Nicola Cardy quit her job as a CEO to pursue a full-time MBA at the University of Bath School of Management. Now, she’s starting two ethical businesses.
A seasoned businesswoman and mother of two, Nicola has almost twenty years’ experience in industries ranging from health and fitness to HR. She started her own property and dance businesses in the UK.
And she broke into the c-suite, leading the turnaround of Bristol-based non-profit Learning Partnership West, before joining the Bath MBA.
At Bath, Nicola got the opportunity to take a step back, network internationally, and reevaluate what she wanted from her career. 98% of Bath MBAs land new roles within six months of graduation. But Nicola turned down jobs at big corporates to take the leap back into entrepreneurship.
She visited India during her MBA, where she came up with the idea for her ethical fashion line Chynti, designed to empower women in India. She’s also started her own leadership coaching business – Lead4Good - focused on business ethics and social impact.
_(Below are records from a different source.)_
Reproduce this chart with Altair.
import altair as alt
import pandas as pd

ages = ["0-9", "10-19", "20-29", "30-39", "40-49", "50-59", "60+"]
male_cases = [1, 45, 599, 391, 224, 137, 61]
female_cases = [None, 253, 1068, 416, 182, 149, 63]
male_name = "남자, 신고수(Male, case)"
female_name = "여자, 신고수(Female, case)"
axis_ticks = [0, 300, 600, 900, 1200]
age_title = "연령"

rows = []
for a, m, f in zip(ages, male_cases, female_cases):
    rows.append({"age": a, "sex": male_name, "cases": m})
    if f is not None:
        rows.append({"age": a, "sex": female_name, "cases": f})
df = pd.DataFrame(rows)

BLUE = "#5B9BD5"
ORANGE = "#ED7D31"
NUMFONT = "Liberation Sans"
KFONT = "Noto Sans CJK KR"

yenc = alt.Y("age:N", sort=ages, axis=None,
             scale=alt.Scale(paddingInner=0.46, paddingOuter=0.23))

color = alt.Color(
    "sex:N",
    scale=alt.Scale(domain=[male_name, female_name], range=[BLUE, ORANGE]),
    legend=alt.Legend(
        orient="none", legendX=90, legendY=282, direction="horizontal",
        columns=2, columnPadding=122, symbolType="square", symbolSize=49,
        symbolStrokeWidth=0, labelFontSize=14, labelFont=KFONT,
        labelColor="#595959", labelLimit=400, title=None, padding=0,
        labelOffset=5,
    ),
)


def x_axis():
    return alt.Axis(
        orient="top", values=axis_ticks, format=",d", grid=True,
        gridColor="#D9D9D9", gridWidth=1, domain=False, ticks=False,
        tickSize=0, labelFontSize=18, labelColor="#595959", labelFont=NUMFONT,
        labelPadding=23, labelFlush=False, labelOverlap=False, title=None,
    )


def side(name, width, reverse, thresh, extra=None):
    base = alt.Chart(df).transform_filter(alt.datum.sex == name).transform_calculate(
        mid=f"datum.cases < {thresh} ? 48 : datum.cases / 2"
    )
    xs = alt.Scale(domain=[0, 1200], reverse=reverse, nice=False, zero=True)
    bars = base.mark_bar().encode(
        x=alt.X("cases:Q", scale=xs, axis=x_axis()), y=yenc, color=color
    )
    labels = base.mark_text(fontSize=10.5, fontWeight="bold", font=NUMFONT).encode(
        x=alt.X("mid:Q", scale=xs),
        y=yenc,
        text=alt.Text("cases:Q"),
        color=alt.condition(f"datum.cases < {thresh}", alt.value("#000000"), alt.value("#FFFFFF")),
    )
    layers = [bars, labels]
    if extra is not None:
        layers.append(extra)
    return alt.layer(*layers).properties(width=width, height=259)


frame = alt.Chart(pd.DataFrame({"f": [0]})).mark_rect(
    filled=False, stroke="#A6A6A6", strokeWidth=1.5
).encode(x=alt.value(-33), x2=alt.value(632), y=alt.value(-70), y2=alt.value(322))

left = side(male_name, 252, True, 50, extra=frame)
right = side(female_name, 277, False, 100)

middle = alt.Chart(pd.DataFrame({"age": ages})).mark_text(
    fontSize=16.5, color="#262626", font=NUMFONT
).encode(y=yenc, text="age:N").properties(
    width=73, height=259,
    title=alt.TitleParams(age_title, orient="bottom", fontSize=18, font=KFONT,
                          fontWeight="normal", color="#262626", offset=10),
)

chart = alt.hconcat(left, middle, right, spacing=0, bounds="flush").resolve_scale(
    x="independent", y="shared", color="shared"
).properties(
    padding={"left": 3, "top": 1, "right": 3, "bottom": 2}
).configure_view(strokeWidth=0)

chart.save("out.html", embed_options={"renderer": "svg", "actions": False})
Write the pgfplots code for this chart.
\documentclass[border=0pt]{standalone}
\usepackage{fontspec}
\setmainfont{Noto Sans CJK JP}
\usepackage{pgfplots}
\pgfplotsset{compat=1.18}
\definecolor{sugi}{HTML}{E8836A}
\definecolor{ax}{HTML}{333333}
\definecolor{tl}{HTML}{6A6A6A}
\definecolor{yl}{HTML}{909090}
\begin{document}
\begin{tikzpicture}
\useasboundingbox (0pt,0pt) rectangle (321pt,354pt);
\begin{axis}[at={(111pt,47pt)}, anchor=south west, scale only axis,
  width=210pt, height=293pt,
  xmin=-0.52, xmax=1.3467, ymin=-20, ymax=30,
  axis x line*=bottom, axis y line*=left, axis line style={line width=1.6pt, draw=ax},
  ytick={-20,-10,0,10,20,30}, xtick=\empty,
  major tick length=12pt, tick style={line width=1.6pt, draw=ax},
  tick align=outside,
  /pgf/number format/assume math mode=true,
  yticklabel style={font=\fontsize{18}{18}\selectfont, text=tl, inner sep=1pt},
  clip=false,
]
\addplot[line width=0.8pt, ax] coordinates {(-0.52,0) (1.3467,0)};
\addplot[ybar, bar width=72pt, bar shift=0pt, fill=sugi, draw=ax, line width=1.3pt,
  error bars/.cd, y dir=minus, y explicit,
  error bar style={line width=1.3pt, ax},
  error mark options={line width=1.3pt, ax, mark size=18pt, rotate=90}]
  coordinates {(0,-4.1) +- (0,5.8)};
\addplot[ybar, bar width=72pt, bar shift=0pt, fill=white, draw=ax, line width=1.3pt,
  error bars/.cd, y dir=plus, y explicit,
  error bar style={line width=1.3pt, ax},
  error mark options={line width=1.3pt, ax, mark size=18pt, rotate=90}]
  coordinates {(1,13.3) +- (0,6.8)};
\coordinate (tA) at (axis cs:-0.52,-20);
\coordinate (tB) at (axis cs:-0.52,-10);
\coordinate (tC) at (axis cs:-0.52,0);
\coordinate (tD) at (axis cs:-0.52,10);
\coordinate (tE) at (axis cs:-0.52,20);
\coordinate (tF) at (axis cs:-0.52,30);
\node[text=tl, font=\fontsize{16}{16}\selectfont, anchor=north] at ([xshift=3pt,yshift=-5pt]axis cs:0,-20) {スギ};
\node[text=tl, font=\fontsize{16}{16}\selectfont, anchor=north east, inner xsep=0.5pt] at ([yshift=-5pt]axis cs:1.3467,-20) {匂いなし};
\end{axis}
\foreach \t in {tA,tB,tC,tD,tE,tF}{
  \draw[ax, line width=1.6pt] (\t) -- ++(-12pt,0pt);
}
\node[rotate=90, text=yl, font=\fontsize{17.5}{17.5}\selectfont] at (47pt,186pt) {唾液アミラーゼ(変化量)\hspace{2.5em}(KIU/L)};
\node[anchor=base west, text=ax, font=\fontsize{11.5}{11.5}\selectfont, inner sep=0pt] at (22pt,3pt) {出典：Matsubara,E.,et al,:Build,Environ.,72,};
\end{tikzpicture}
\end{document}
Despite her vast and varied experience, she wouldn’t be where she is today without the Bath MBA.
Why did you decide to quit your job as a CEO to pursue an MBA at Bath?
The MBA was always in the back of my mind. You get to a point where you either continue on the same path, or you start to look at life differently. I was at a time in life when I thought I’d like to do something for myself.
I wanted to learn and challenge myself with lots of different people from different backgrounds. When I looked into Bath, I was taken by the international mix of the MBA class.
Plus, Bath has an excellent reputation as a university. I wanted to learn more about ethical business and corporate social responsibility. Bath was a place where I could explore what I was passionate about.
How did the idea to start Chynti come about?
I’ve always believed that business can be a force for good. In the past, the businesses that I’ve been involved in have always been secondary to my full-time job. Now, the MBA has freed me from a lot of things that would have held me down before.
Chynti came out of my MBA dissertation; researching business models that empower women in India. A good friend and MBA colleague invited me to India. And there, I met with different ethical providers set up to support women with artisan trades.
We’re starting with a line of handbags. And we’re making a statement that beauty and style can also be ethical. It’s a different kind of business model. We’ve set up as an ethical business right from the start; all through the supply chain and in every way that we operate.
Would you be where you are right now without the Bath MBA?
No, I wouldn’t! As you become more senior in roles, you take on a lot of responsibility. That weighs fairly heavy. It’s not easy to free your mind for something different.
The MBA has allowed me to step back from an extremely busy work life and look at things differently. The whole process has brought me to this point and helped me get back in touch with where I started in life, my values and what I believe in.
What is the future for women in business?
In the UK, we are in a better position than a lot of other countries. We’re starting to see women move into all sort of different roles. Just in my lifetime, there’s been a massive change, and I’m sure that will continue.
As a woman in the boardroom, you still need to speak up and be heard. That’s quite an art. We do still have a society that perhaps would say men’s opinions are more valuable than women’s.
How have you found combining family and business?
Bringing up my children is more important to me than a career. That has sometimes been a difficult path to tread. But I’ve realized my importance as a role model for my children; that children don’t take in all that you say but they take in what you do. That’s one of the things that inspired me to really move forward with my career.
What should applicants think about when deciding to do an MBA?
Not all MBA programs are the same. Do your research carefully about the different schools and what they’re offering. Think about what you really want to get out of it and the areas that you might want to develop. And go to a place that you’ll enjoy. You’re going to be there for at least a year. It’s intense and you need to feel comfortable.